Based on the results in
Figure 7, the following observations can be made:
- (1)
As the intensity of structural noise increases, the model exhibits only a marginal decline in both Accuracy and F1-score, indicating strong robustness against structural perturbations. Meanwhile, although the Adjusted Rand Index (ARI) shows relatively larger fluctuations, it generally stabilizes at a consistent level. Modularity generally decreases with increasing noise, except in the Edge Deletion and Addition scenario, where changes are relatively small as the community structure remains largely intact. This robustness can be primarily attributed to the adaptive sparse sampling module, which effectively identifies and filters out redundant or anomalous edges, thereby significantly mitigating the adverse impact of structural noise and preserving the essential topological properties of the graph.
- (2)
In contrast, under label noise and combined noise scenarios, the model experiences a substantial degradation in Accuracy, Normalized Mutual Information (NMI), F1-score, and ARI as the noise intensity increases. This observation suggests that the model has limited tolerance to label corruption and lacks a robust correction mechanism for noisy annotations. These findings underscore the critical importance of high-quality labels in constructing accurate classification boundaries. Furthermore, under combined noise settings, the performance deterioration closely mirrors that observed under label noise alone, indicating that label corruption serves as the dominant factor driving model performance degradation in complex noise environments.
To further verify the role of the adaptive sparse sampling module, a comparative experiment was conducted in which this module was removed while all other configurations remained unchanged. The performance in terms of Accuracy, NMI, F1-score, ARI, and Modularity under varying noise intensities is shown in
Figure 8.
A comparison between
Figure 7 and
Figure 8 reveals that, after removing the adaptive sparse sampling module, the model’s performance degrades significantly under structural perturbations. These results provide strong evidence that the adaptive sparse sampling mechanism plays a vital role in alleviating structural information corruption and improving the model’s robustness.
5. Conclusions
To bridge the gap between structural topology and information flow in static graphs, we propose DAMA, a model that captures multi-scale, dynamic propagation patterns to enhance structural modeling and suppress noisy or irrelevant neighbors.

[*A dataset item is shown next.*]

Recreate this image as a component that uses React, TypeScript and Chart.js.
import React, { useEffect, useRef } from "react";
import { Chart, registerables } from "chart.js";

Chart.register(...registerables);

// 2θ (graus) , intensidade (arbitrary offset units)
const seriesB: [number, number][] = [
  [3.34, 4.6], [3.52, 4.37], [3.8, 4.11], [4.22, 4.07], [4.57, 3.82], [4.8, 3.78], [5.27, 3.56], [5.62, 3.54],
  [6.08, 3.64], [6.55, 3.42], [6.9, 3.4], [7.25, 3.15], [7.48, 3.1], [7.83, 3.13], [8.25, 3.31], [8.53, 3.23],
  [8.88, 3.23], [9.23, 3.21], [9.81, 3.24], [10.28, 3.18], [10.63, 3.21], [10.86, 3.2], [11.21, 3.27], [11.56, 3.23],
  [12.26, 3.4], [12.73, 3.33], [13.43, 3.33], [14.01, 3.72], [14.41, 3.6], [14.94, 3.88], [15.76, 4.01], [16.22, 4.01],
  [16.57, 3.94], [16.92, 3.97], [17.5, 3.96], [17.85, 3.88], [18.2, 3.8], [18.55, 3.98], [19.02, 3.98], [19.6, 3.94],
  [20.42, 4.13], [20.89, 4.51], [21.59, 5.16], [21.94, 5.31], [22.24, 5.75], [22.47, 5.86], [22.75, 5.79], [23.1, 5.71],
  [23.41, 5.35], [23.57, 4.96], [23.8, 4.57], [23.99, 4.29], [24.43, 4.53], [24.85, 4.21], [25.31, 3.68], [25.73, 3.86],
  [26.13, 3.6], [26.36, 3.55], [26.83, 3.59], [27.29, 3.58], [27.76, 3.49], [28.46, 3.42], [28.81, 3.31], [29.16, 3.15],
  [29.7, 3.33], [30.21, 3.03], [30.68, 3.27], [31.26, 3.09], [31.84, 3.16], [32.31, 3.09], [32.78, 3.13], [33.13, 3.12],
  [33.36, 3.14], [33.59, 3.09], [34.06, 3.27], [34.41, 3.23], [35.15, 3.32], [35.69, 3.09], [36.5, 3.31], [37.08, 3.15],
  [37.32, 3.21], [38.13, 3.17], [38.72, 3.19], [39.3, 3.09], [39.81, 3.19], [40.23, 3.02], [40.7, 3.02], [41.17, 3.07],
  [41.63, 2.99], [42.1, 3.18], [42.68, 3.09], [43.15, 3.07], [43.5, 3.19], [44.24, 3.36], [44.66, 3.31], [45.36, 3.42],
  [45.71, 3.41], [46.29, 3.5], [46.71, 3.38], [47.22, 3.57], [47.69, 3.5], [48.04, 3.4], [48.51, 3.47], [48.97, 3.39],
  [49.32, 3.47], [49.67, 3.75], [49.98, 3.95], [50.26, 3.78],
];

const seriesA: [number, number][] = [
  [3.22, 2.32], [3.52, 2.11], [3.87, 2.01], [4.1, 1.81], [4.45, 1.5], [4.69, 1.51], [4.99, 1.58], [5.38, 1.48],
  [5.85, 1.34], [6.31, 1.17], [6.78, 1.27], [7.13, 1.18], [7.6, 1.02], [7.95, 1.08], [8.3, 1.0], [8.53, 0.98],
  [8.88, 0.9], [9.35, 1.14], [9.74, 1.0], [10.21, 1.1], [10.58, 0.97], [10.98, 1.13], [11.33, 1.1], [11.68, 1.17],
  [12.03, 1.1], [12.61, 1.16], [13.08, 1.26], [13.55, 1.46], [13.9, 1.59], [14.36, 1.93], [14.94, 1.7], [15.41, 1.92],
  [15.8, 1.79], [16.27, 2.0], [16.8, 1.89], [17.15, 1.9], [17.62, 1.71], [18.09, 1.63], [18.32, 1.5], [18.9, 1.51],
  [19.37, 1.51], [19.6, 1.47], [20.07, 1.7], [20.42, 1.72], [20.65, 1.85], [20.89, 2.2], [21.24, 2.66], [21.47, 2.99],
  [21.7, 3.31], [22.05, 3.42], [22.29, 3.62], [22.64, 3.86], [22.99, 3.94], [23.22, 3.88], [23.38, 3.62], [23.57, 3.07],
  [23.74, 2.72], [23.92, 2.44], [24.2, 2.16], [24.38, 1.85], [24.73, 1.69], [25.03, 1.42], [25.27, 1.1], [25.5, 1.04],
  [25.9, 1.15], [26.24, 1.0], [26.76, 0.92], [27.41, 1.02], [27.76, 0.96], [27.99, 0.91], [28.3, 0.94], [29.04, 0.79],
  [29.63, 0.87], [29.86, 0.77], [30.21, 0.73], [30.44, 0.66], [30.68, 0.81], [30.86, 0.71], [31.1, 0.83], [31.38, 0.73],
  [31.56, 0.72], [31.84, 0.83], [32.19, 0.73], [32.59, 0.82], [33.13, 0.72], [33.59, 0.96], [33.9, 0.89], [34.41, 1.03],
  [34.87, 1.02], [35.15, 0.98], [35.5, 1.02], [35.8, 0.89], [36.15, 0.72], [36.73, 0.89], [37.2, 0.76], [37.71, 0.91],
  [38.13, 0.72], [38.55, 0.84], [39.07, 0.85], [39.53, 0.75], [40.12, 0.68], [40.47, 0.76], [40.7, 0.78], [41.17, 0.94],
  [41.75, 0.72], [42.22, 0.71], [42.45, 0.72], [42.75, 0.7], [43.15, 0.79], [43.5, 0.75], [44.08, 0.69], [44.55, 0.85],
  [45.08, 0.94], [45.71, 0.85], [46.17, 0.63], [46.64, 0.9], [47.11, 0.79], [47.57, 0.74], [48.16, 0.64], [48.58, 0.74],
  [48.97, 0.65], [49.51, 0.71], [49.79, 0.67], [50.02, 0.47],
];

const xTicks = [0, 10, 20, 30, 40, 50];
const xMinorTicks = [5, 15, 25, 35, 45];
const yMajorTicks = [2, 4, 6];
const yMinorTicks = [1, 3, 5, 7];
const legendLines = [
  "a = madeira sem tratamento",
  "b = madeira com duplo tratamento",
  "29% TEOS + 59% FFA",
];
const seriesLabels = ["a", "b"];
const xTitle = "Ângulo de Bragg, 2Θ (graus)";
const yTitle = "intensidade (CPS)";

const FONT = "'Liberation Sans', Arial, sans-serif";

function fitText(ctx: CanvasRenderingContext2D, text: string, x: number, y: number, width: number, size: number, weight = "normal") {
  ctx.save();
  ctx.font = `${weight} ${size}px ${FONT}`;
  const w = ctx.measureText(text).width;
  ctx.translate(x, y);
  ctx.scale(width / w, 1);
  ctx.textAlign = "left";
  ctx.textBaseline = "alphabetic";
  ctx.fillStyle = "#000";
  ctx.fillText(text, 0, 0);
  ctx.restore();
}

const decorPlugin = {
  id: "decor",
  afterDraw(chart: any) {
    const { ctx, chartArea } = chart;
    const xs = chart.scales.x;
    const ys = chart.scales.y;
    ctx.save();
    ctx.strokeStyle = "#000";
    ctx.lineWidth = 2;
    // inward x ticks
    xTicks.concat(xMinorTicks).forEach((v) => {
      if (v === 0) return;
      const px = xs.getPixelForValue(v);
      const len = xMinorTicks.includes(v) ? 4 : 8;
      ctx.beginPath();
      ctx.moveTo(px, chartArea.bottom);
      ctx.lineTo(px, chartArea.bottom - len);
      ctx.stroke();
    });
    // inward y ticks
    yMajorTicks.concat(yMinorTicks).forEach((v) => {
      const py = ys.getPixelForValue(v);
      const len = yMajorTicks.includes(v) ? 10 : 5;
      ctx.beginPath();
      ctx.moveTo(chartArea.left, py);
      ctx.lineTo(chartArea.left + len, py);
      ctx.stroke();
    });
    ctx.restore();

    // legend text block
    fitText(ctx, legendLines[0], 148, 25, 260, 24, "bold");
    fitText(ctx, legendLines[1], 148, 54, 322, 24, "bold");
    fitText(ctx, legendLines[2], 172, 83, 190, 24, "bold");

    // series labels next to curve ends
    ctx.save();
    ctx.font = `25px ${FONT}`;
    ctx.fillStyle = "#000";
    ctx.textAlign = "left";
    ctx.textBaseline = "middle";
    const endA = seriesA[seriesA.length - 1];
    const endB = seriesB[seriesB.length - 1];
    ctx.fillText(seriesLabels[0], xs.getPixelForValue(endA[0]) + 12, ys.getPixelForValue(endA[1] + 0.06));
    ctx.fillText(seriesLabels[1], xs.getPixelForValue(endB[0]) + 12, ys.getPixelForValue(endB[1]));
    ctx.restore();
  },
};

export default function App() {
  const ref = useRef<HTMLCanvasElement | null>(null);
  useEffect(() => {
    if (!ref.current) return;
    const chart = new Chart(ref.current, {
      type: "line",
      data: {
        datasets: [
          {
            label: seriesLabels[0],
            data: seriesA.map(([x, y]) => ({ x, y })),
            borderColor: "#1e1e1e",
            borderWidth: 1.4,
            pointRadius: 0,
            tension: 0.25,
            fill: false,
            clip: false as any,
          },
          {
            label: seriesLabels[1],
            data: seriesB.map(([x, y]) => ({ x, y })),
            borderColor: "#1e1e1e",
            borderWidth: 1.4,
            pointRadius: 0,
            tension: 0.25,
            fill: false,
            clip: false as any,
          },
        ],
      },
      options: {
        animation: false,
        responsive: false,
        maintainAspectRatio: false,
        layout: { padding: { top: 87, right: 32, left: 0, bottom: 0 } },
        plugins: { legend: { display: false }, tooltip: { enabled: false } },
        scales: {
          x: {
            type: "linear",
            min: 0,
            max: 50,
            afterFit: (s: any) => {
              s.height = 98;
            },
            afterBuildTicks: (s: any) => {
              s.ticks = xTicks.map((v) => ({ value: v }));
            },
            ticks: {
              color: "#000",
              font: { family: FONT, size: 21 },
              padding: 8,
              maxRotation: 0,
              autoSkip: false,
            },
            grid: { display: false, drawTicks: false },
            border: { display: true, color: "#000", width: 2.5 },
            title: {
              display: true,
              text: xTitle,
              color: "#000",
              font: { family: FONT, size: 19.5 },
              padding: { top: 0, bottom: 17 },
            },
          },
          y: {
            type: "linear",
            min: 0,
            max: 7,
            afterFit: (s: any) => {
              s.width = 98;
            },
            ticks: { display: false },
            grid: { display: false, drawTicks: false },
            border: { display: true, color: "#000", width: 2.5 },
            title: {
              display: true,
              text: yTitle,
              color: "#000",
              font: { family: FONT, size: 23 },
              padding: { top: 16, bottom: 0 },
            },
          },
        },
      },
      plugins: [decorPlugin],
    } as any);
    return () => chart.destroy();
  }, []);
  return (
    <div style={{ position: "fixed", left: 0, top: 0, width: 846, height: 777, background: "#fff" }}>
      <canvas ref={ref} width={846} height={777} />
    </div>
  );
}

Extensive experiments on both real-world and synthetic graphs demonstrate that DAMA consistently outperforms representative baseline models across multiple evaluation metrics, including Accuracy, NMI, F1-score, ARI, and Modularity. Moreover, the model’s explicit modeling of propagation strength and adaptive sampling contributes to its stronger robustness and better interpretability. Ablation and sensitivity analyses further confirm the effectiveness of each component and the reliability of the gating mechanism. In future work, we plan to extend DAMA to dynamic or attributed graphs and explore its application in unsupervised and online community detection scenarios.